I threatened the project manager to back off and let me work. My manager helped some but was powerless. Fights were a daily occurrence. Since I always felt under attack – and defending wasn’t working – I had to be aggressive and go on the offensive. Sounds crazy but it kept my sanity and got it done.

The project was estimated to take 3 months – we somehow got it done in 9 months with a lot of fallout. Honestly – they were lucky it got done and was the least bit useful.

Post Death March Project Analysis

Every project should have some post game analysis. What went right and wrong? Are there things we can improve next time? What pitfalls must we avoid? Who is invaluable and who is dead weight?

The Concept of Triage

Triage
Image attribution and license

The same concept applied to causalities by battlefield medics can be applied here. You need to sort through what is absolutely necessary, what cannot be saved / fixed, etc. Working on 1 thing at a time gets things done. I had to forcibly demand one task at a time and work it to completion – kicking and screaming. 

My Resolution?

After the project was complete I remember feeling more burnt out that ever before. It was performance review season and I asked for a raise. You would think that after successfully completing such a mammoth task that a 3-5% increase in salary would be no problem.

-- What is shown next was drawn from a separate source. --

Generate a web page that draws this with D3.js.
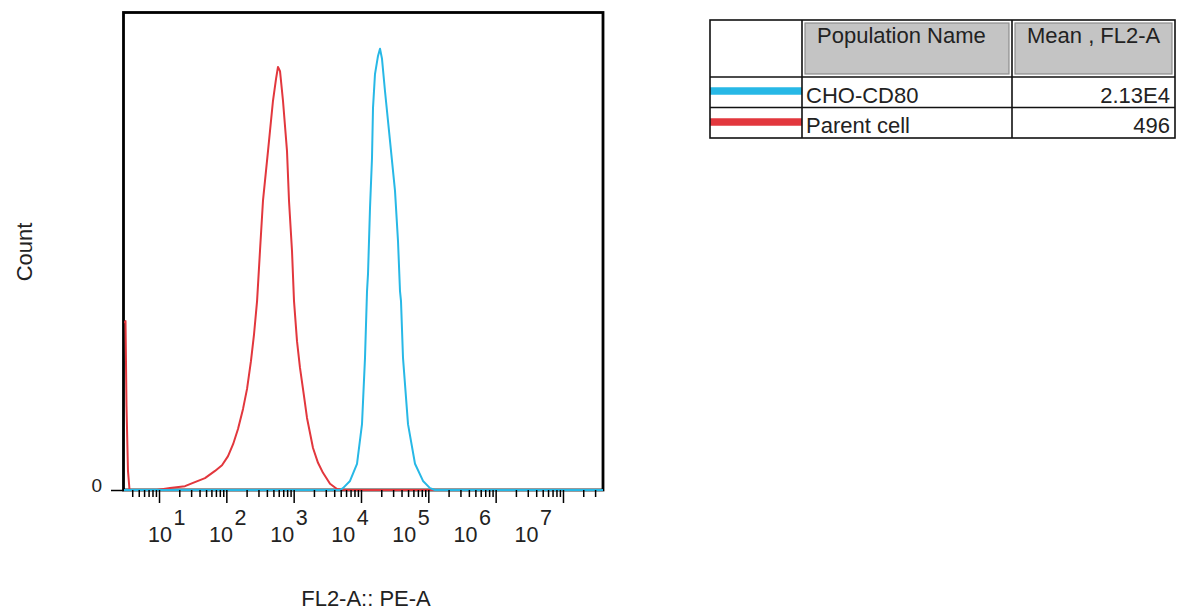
<!DOCTYPE html>
<html>
<head>
<meta charset="utf-8">
<script src="https://cdn.jsdelivr.net/npm/d3@7"></script>
<style>
  body { margin: 0; background: #fff; }
  svg { display: block; font-family: "Liberation Sans", Arial, sans-serif; }
</style>
</head>
<body>
<svg id="chart" width="1181" height="612"></svg>
<script>
// histogram points (FL2-A value, count as % of max)
const parentFL2 = [3.02, 3.18, 3.29, 3.46, 3.65, 9.34, 14.6, 24.3, 32.0, 48.2, 67.9, 86.2, 106, 126, 149, 177, 203, 232, 258, 286, 316, 350, 416, 493, 547, 585, 627, 694, 796, 853, 945, 1012, 1121, 1242, 1424, 1578, 1938, 2299, 2728, 3465, 4402, 5788, 3.93e7];
const parentCount = [35.0, 35.4, 17.6, 4.0, 0, 0, 0.4, 0.8, 1.5, 2.5, 4.0, 5.2, 7.1, 9.6, 12.8, 17.0, 21.2, 27.0, 32.7, 39.6, 50.1, 60.6, 71.1, 81.6, 86.2, 88.7, 87.8, 81.6, 71.1, 60.6, 50.1, 39.6, 31.2, 25.6, 19.7, 15.1, 8.8, 5.7, 3.6, 1.3, 0.2, 0, 0];

const cd80FL2 = [3.02, 4875, 5405, 6868, 8725, 10350, 11470, 12290, 12710, 13610, 14570, 15080, 16140, 17890, 19160, 20510, 22730, 26970, 32000, 35450, 37960, 39280, 42070, 49920, 63410, 83370, 105900, 125700, 3.93e7];
const cd80Count = [0, 0, 0.4, 1.9, 5.5, 13.8, 27.7, 41.7, 45.3, 59.1, 69.6, 80.1, 87.2, 91.0, 92.5, 90.4, 83.6, 73.2, 62.7, 52.2, 41.7, 39.6, 27.7, 13.8, 5.5, 1.9, 0.4, 0, 0];

const populationNames = ["CHO-CD80", "Parent cell"];
const meanValues = ["2.13E4", "496"];
const populationColors = ["#27b8e6", "#e2373d"];
const tableHeaders = ["Population Name", "Mean , FL2-A"];
const decadeExponents = [1, 2, 3, 4, 5, 6, 7];
const yTickValues = [0];

const svg = d3.select("#chart");
const plotLeft = 124, plotRight = 603, plotTop = 12, plotBottom = 490;

const x = d3.scaleLog().domain([3.02, 3.93e7]).range([plotLeft, plotRight]);
const y = d3.scaleLinear().domain([0, 100]).range([plotBottom, plotTop + 1]);

// frame
svg.append("rect")
  .attr("x", plotLeft - 0.5).attr("y", plotTop + 0.5)
  .attr("width", plotRight - plotLeft + 0.5).attr("height", plotBottom - plotTop - 0.5)
  .attr("fill", "none").attr("stroke", "#000").attr("stroke-width", 2.8);

svg.append("clipPath").attr("id", "plot-clip")
  .append("rect").attr("x", plotLeft).attr("y", plotTop)
  .attr("width", plotRight - plotLeft).attr("height", plotBottom - plotTop + 2);

const line = d3.line().x(d => x(d[0])).y(d => y(d[1]));
const series = [
  { color: populationColors[1], pts: d3.zip(parentFL2, parentCount) },
  { color: populationColors[0], pts: d3.zip(cd80FL2, cd80Count) }
];
svg.append("g").attr("clip-path", "url(#plot-clip)")
  .selectAll("path").data(series).join("path")
  .attr("d", d => line(d.pts))
  .attr("fill", "none")
  .attr("stroke", d => d.color)
  .attr("stroke-width", 2)
  .attr("stroke-linejoin", "round");

// x axis: minor and major ticks
const allTicks = x.ticks();
const majorTicks = decadeExponents.map(e => Math.pow(10, e));
const minorTicks = allTicks.filter(t => !majorTicks.some(m => Math.abs(m - t) / m < 1e-9));

const minorAxis = svg.append("g").attr("transform", `translate(0,${plotBottom})`)
  .call(d3.axisBottom(x).tickValues(minorTicks).tickSize(7).tickFormat(""));
const majorAxis = svg.append("g").attr("transform", `translate(0,${plotBottom})`)
  .call(d3.axisBottom(x).tickValues(majorTicks).tickSize(13).tickFormat(""));
[minorAxis, majorAxis].forEach(a => {
  a.select(".domain").remove();
  a.selectAll(".tick line").attr("stroke", "#000").attr("stroke-width", 1.5);
});

// decade labels (FlowJo draws them slightly narrower than the tick spacing)
const labelX = d3.scaleLinear().domain([1, 7]).range([160, 526.5]);
const labels = svg.append("g").attr("fill", "#222").attr("font-size", 21.5);
labels.selectAll("text.base").data(decadeExponents).join("text")
  .attr("class", "base")
  .attr("x", d => labelX(d)).attr("y", 542)
  .attr("text-anchor", "middle")
  .text("10");
labels.selectAll("text.exp").data(decadeExponents).join("text")
  .attr("class", "exp")
  .attr("x", d => labelX(d) + 13.5).attr("y", 525)
  .text(d => d);

// y axis with only the zero tick
const yAxis = svg.append("g").attr("transform", `translate(${plotLeft},0)`)
  .call(d3.axisLeft(y).tickValues(yTickValues).tickSize(13).tickPadding(9));
yAxis.select(".domain").remove();
yAxis.selectAll(".tick line").attr("stroke", "#000").attr("stroke-width", 1.5);
yAxis.selectAll(".tick text")
  .attr("font-family", "Liberation Sans, Arial, sans-serif")
  .attr("font-size", 19).attr("fill", "#222").attr("dy", "0.08em");

// axis titles
svg.append("text")
  .attr("x", 366).attr("y", 606)
  .attr("text-anchor", "middle").attr("font-size", 22).attr("fill", "#222")
  .text("FL2-A:: PE-A");
svg.append("text")
  .attr("transform", "translate(32,252) rotate(-90)")
  .attr("text-anchor", "middle").attr("font-size", 22).attr("fill", "#222")
  .text("Count");

// legend table
const tbl = svg.append("g");
const tx0 = 710, tx1 = 802, tx2 = 1012, tx3 = 1175;
const ty0 = 20, ty1 = 77, rowH = 30.5;
const colEdges = [tx0, tx1, tx2, tx3];

// header grey cells
tableHeaders.forEach((h, i) => {
  const cx = colEdges[i + 1], cw = colEdges[i + 2] - colEdges[i + 1];
  tbl.append("rect")
    .attr("x", cx + 3).attr("y", ty0 + 3)
    .attr("width", cw - 6).attr("height", ty1 - ty0 - 6)
    .attr("fill", "#c4c4c4").attr("stroke", "#8c8c8c").attr("stroke-width", 1.2);
  tbl.append("text")
    .attr("x", cx + 15).attr("y", 43)
    .attr("font-size", 22).attr("fill", "#222")
    .text(h);
});

// rows
const rows = tbl.selectAll("g.row").data(populationNames).join("g")
  .attr("class", "row")
  .attr("transform", (d, i) => `translate(0,${ty1 + i * rowH})`);
rows.append("line")
  .attr("x1", tx0).attr("x2", tx1)
  .attr("y1", (d, i) => 14 + i * 0.5).attr("y2", (d, i) => 14 + i * 0.5)
  .attr("stroke", (d, i) => populationColors[i]).attr("stroke-width", 7.5);
rows.append("text")
  .attr("x", tx1 + 4).attr("y", 25.5)
  .attr("font-size", 22).attr("fill", "#222")
  .text(d => d);
rows.append("text")
  .attr("x", tx3 - 5).attr("y", 25.5)
  .attr("text-anchor", "end")
  .attr("font-size", 22).attr("fill", "#222")
  .text((d, i) => meanValues[i]);

// grid lines of the table
const ty3 = ty1 + populationNames.length * rowH;
tbl.append("rect")
  .attr("x", tx0).attr("y", ty0).attr("width", tx3 - tx0).attr("height", ty3 - ty0)
  .attr("fill", "none").attr("stroke", "#111").attr("stroke-width", 1.6);
[tx1, tx2].forEach(cx => tbl.append("line")
  .attr("x1", cx).attr("x2", cx).attr("y1", ty0).attr("y2", ty3)
  .attr("stroke", "#111").attr("stroke-width", 1.6));
d3.range(populationNames.length).forEach(i => tbl.append("line")
  .attr("x1", tx0).attr("x2", tx3)
  .attr("y1", ty1 + i * rowH).attr("y2", ty1 + i * rowH)
  .attr("stroke", "#111").attr("stroke-width", 1.6));
</script>
</body>
</html>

You would be wrong. I remember being told the decision by my manager who could not persuade the director (who said I was already overpaid?!).

That day I decided I would leave. I had some time to conduct a job search and found a much better opportunity with a lot more money. I remember calling my manager from the parking lot giving my 2 week notice. He was sad but totally understood. The day you find out that your efforts and rewards are not related is a good day. You find it frees up a lot of time. I no longer felt obligated to start early, work late, or work weekends. There was finally time to update my resume and start networking for a new job.

I spent the next 2 weeks training a contractor / consultant to maintain this monster of a project. Once I was checked out mentally it really didn’t matter what they said or did. I didn’t want to be there and they were lucky I did not just rage out and leave one day to never return.

Later on I found out they somehow got a previous developer to rejoin after I had left. I guess some people never learn. Handing in my laptop was such a great sensation to cap off my tenure. I regret very little.